### [Your instructions]
Your task is to repeat the lines from the line with "Give me the matplotlib source for this chart." to the line with "from matplotlib.legend_handler import", both ends included, and nothing else. Pictures stay out of the copy.

Figure scripts:
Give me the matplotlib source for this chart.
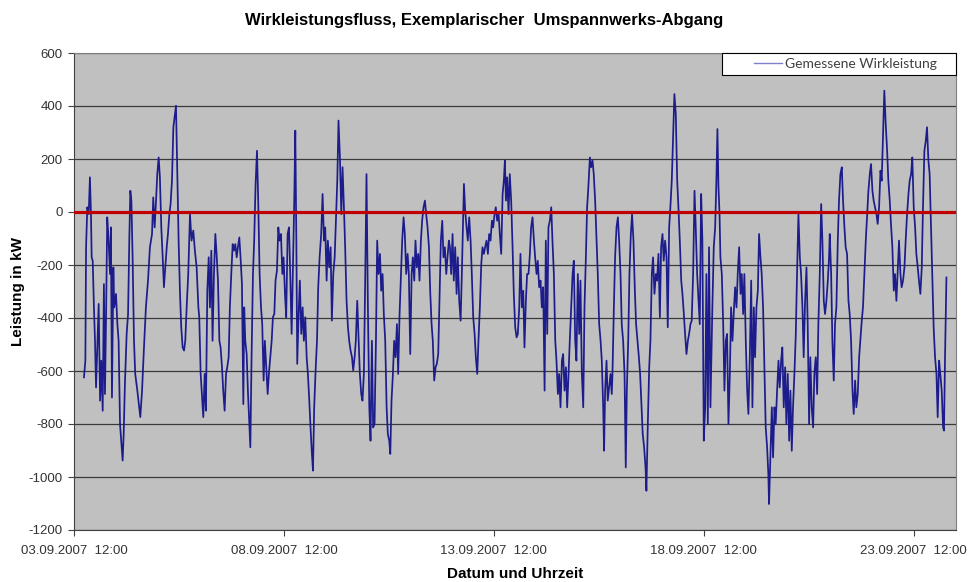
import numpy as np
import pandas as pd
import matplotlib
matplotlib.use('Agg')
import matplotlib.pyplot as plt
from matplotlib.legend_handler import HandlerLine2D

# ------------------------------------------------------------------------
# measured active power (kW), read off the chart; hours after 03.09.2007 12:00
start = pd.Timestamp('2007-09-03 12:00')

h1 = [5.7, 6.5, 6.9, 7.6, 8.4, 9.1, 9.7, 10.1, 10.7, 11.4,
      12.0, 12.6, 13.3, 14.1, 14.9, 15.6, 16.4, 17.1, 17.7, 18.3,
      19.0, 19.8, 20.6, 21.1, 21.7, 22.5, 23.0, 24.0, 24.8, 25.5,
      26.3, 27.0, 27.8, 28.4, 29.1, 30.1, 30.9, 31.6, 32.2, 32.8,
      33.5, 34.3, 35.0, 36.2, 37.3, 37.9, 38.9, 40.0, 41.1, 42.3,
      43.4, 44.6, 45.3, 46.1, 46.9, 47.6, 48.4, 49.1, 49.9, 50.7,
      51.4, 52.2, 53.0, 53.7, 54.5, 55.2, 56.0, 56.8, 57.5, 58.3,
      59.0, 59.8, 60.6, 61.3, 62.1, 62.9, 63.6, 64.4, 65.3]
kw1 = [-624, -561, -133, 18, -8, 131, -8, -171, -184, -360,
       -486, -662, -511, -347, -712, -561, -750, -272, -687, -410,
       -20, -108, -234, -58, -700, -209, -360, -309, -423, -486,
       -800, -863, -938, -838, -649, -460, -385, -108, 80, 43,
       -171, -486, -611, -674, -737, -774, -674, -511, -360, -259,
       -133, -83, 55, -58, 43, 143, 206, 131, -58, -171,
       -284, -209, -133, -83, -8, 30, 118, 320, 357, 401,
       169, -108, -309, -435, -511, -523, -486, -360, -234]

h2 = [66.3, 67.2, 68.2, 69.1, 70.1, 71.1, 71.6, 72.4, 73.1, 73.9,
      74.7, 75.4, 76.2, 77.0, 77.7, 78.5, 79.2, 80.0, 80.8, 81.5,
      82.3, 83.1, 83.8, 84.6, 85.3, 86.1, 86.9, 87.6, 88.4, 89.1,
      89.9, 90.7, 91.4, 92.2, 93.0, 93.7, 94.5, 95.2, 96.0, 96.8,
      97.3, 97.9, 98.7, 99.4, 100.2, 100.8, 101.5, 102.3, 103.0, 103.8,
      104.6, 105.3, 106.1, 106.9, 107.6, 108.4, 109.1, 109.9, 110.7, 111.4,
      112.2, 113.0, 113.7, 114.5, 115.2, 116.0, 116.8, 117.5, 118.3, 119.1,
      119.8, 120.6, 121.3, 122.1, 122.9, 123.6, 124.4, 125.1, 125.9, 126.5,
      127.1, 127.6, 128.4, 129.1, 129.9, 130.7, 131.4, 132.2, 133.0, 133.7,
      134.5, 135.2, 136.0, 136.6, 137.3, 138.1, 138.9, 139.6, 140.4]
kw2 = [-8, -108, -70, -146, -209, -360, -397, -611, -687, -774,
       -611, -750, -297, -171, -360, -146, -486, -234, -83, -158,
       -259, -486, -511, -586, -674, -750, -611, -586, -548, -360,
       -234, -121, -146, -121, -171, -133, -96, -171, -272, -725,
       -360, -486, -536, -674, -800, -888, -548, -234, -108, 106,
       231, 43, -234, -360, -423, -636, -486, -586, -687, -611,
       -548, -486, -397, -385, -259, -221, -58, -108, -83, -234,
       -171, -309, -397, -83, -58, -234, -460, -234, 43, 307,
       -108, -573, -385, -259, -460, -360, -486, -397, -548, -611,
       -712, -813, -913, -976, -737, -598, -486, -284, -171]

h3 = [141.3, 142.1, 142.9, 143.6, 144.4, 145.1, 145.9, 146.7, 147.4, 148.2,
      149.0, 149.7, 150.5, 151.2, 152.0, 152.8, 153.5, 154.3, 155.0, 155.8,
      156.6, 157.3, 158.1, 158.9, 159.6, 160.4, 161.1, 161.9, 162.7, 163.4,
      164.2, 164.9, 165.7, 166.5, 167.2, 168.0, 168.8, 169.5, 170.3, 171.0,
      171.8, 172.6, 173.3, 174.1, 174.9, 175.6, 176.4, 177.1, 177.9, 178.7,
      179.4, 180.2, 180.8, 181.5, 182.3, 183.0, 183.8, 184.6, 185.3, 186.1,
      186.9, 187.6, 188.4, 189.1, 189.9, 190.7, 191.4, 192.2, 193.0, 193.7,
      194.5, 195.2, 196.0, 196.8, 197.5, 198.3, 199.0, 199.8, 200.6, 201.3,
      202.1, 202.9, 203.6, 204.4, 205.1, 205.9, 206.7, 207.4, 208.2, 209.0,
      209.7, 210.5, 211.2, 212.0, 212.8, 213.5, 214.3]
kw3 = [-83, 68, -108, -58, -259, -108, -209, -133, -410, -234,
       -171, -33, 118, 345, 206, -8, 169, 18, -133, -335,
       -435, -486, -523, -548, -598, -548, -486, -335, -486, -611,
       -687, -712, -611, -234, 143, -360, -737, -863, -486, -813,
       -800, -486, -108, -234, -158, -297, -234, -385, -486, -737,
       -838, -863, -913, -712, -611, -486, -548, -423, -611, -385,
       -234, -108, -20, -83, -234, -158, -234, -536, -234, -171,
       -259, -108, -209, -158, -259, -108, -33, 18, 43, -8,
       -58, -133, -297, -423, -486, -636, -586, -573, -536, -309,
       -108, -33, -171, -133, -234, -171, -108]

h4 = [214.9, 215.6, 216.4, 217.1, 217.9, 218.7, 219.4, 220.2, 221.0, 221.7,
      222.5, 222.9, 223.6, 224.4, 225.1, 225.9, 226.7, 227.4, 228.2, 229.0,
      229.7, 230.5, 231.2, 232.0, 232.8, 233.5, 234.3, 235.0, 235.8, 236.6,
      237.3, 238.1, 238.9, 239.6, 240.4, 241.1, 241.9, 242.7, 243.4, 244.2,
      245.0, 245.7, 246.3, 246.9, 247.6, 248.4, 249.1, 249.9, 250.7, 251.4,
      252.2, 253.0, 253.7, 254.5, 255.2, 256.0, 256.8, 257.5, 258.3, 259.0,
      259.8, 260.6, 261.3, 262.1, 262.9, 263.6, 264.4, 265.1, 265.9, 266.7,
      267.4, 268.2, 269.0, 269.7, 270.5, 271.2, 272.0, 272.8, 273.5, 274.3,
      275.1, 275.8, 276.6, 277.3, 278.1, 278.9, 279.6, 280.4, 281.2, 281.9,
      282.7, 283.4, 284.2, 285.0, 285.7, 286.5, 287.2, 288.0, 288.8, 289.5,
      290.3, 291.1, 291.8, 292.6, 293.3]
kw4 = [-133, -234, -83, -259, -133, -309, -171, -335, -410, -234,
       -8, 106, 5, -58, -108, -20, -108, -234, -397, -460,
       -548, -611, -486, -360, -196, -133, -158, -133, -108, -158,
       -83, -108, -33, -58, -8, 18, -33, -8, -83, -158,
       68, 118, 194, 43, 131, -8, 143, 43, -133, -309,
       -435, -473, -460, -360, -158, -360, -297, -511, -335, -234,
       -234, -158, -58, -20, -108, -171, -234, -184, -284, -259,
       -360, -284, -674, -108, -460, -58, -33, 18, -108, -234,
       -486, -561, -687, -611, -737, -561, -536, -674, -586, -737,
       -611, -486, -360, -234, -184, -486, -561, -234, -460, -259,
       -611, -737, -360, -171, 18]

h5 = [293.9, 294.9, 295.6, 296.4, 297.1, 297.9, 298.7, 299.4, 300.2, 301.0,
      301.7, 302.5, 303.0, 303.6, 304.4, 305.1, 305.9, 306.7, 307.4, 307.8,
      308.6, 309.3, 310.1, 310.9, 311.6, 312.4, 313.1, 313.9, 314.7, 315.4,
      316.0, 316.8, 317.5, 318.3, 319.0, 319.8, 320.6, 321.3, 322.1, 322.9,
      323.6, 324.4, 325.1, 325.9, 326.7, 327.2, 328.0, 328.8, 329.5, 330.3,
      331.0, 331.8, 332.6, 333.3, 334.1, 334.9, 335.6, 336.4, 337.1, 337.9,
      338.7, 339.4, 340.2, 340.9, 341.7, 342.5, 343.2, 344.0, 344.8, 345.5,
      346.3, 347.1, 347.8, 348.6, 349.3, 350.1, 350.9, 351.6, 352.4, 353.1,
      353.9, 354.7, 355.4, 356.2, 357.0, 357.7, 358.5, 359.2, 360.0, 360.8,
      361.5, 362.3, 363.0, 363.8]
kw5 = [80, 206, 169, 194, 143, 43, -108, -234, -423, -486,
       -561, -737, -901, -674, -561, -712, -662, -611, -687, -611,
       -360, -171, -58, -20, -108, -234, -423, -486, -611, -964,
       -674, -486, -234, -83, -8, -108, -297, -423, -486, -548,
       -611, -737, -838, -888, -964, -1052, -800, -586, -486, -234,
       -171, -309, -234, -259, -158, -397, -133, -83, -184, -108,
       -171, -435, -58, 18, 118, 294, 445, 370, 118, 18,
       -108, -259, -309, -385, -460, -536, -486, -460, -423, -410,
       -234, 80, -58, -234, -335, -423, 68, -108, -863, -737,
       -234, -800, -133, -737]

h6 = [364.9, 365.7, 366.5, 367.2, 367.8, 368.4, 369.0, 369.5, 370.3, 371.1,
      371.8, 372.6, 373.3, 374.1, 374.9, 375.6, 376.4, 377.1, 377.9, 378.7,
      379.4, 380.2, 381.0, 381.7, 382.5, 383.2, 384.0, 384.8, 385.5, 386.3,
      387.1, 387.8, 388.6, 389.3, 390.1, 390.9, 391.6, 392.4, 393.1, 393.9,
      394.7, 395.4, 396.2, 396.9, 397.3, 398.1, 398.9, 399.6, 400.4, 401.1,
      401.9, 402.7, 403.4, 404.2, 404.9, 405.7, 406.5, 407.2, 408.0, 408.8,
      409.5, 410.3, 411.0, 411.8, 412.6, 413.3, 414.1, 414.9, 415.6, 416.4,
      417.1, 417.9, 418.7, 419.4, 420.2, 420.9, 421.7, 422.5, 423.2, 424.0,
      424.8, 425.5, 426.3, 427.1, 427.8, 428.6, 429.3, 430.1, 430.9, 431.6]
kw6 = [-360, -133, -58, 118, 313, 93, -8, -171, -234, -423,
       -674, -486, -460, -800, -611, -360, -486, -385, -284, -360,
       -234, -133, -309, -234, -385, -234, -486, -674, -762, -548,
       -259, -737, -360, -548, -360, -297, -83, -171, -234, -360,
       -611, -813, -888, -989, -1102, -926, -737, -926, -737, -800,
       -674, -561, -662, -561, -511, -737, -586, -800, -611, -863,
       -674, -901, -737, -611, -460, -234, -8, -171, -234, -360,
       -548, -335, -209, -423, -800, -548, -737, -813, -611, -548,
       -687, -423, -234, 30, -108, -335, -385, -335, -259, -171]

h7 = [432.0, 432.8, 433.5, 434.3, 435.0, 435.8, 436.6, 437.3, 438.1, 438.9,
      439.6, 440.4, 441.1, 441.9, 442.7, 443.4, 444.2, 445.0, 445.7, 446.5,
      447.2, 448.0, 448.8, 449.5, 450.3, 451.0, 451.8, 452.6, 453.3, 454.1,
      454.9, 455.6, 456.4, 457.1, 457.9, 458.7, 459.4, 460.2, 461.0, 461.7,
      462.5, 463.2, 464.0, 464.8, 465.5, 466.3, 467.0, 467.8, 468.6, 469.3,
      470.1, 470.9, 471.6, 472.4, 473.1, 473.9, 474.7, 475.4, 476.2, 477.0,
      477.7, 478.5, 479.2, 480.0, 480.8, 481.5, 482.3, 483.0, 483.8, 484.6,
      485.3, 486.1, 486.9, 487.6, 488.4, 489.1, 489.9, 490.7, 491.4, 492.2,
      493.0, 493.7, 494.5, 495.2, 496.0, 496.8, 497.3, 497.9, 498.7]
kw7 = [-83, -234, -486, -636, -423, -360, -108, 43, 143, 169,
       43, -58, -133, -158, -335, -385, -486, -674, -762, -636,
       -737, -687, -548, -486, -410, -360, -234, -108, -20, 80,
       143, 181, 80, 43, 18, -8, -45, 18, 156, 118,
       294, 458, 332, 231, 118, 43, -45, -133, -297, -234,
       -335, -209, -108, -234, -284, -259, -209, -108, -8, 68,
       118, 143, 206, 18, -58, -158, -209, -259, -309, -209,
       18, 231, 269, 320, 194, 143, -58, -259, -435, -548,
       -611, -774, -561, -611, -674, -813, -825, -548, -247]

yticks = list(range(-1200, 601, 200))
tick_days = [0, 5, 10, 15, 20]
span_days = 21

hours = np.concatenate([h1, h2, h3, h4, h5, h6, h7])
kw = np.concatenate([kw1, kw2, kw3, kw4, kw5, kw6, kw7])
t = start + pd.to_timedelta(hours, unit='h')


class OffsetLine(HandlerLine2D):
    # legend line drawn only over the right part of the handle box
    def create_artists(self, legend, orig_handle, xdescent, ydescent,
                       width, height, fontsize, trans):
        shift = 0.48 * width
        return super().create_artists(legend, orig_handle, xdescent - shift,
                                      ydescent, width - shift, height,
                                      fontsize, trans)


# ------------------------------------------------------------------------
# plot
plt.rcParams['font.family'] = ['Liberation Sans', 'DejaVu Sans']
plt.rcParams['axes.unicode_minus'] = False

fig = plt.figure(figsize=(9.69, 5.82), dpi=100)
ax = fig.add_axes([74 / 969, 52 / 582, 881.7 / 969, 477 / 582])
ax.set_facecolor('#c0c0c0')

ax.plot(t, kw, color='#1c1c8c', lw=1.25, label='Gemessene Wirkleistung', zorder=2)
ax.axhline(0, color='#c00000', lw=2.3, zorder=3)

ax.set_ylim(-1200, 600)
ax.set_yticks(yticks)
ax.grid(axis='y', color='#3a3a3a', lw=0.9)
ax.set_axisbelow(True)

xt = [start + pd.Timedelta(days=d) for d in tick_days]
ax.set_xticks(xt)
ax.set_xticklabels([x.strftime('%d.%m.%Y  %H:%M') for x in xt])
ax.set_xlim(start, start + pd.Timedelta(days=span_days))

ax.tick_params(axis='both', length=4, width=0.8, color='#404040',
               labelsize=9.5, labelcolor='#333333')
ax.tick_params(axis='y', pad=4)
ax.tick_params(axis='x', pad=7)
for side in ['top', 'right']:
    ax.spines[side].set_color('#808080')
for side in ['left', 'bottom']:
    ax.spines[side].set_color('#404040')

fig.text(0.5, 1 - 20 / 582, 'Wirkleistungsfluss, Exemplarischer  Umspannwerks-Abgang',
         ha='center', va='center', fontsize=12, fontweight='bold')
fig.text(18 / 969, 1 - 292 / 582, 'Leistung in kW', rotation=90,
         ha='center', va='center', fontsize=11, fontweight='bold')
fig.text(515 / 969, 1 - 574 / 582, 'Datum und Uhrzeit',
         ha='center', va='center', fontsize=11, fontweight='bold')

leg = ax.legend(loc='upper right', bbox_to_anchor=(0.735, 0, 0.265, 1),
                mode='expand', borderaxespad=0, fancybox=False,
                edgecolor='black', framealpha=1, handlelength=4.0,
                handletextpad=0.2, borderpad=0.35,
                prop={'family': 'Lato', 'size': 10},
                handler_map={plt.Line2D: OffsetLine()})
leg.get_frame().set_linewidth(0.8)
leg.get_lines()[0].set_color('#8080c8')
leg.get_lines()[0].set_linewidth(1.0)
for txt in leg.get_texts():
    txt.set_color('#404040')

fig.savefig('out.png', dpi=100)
* * *
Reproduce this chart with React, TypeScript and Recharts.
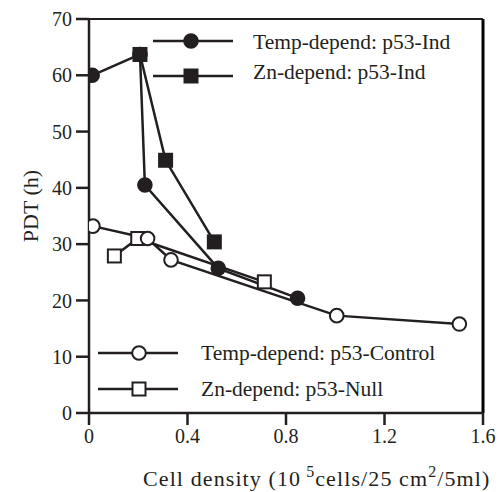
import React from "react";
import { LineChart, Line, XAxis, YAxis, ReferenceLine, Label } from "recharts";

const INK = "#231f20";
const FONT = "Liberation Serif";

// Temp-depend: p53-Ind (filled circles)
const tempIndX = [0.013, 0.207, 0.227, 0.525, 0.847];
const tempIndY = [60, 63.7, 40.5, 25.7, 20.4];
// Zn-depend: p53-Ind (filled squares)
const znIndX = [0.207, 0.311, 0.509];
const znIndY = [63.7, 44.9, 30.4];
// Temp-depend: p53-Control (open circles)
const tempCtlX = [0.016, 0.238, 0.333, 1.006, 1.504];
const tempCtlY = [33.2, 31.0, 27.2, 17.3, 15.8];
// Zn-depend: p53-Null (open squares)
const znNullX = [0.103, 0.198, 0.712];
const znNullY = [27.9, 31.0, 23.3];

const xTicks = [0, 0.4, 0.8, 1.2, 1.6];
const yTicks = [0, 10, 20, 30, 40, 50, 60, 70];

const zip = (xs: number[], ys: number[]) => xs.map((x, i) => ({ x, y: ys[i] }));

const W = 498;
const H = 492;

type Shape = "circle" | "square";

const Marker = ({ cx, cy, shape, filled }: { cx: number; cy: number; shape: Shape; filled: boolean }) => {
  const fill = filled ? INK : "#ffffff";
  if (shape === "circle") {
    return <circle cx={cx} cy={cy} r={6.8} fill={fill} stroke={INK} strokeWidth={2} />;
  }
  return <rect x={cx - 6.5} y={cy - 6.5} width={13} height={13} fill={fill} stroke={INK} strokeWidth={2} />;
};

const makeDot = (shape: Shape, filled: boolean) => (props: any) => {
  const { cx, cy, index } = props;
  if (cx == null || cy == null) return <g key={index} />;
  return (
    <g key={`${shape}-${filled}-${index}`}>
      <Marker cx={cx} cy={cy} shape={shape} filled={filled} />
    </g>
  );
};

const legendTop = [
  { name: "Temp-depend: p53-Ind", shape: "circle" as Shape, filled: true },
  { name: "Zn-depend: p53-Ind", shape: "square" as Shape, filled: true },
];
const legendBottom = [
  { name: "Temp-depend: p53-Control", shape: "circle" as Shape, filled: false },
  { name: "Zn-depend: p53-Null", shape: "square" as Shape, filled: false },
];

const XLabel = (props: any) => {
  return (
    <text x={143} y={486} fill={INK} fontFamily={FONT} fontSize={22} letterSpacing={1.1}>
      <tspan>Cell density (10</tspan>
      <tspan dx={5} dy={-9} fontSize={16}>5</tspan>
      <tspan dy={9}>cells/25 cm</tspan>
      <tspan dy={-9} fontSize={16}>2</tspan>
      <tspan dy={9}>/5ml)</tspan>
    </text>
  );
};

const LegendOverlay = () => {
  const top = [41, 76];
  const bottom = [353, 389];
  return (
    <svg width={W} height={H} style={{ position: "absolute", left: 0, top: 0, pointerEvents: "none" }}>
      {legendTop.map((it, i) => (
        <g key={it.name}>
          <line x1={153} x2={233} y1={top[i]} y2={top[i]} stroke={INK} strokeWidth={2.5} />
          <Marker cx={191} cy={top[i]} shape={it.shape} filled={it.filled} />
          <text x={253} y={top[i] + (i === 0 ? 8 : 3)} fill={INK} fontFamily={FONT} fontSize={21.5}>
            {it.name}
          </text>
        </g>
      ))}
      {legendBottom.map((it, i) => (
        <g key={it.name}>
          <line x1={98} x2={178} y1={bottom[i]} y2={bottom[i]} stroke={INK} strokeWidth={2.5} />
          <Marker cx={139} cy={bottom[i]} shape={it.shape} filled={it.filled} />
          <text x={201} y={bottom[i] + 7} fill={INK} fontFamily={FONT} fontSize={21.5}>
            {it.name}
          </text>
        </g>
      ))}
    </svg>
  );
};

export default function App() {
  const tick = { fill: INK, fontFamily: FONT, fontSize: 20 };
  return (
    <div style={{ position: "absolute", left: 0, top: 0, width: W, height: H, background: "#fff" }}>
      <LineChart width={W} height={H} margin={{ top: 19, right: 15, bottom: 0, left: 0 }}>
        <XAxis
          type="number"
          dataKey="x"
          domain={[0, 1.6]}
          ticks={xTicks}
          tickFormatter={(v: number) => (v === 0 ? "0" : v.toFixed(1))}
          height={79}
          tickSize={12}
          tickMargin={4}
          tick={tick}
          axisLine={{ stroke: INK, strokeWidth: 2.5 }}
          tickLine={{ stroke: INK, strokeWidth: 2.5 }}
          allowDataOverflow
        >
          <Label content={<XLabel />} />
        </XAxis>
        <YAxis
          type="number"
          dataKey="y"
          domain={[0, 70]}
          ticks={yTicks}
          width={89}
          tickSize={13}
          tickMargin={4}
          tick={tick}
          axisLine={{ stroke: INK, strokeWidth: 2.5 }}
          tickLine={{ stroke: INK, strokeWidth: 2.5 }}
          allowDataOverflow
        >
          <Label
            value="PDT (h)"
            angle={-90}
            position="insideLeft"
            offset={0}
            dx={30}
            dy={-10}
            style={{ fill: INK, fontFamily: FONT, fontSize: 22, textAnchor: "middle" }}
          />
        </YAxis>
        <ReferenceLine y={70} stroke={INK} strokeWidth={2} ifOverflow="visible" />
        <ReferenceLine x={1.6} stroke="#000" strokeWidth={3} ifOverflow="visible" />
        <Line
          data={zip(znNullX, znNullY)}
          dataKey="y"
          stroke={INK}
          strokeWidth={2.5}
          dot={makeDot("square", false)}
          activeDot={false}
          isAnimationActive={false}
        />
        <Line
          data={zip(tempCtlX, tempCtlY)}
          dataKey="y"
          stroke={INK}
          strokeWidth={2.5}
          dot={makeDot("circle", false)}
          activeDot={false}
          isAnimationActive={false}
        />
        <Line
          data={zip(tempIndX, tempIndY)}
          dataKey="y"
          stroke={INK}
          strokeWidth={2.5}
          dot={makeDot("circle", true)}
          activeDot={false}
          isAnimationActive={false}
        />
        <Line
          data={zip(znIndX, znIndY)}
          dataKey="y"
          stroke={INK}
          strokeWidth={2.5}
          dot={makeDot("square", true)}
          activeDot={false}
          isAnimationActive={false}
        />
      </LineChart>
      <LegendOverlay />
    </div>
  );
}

### [Response]
Give me the matplotlib source for this chart.
import numpy as np
import pandas as pd
import matplotlib
matplotlib.use('Agg')
import matplotlib.pyplot as plt
from matplotlib.legend_handler import HandlerLine2D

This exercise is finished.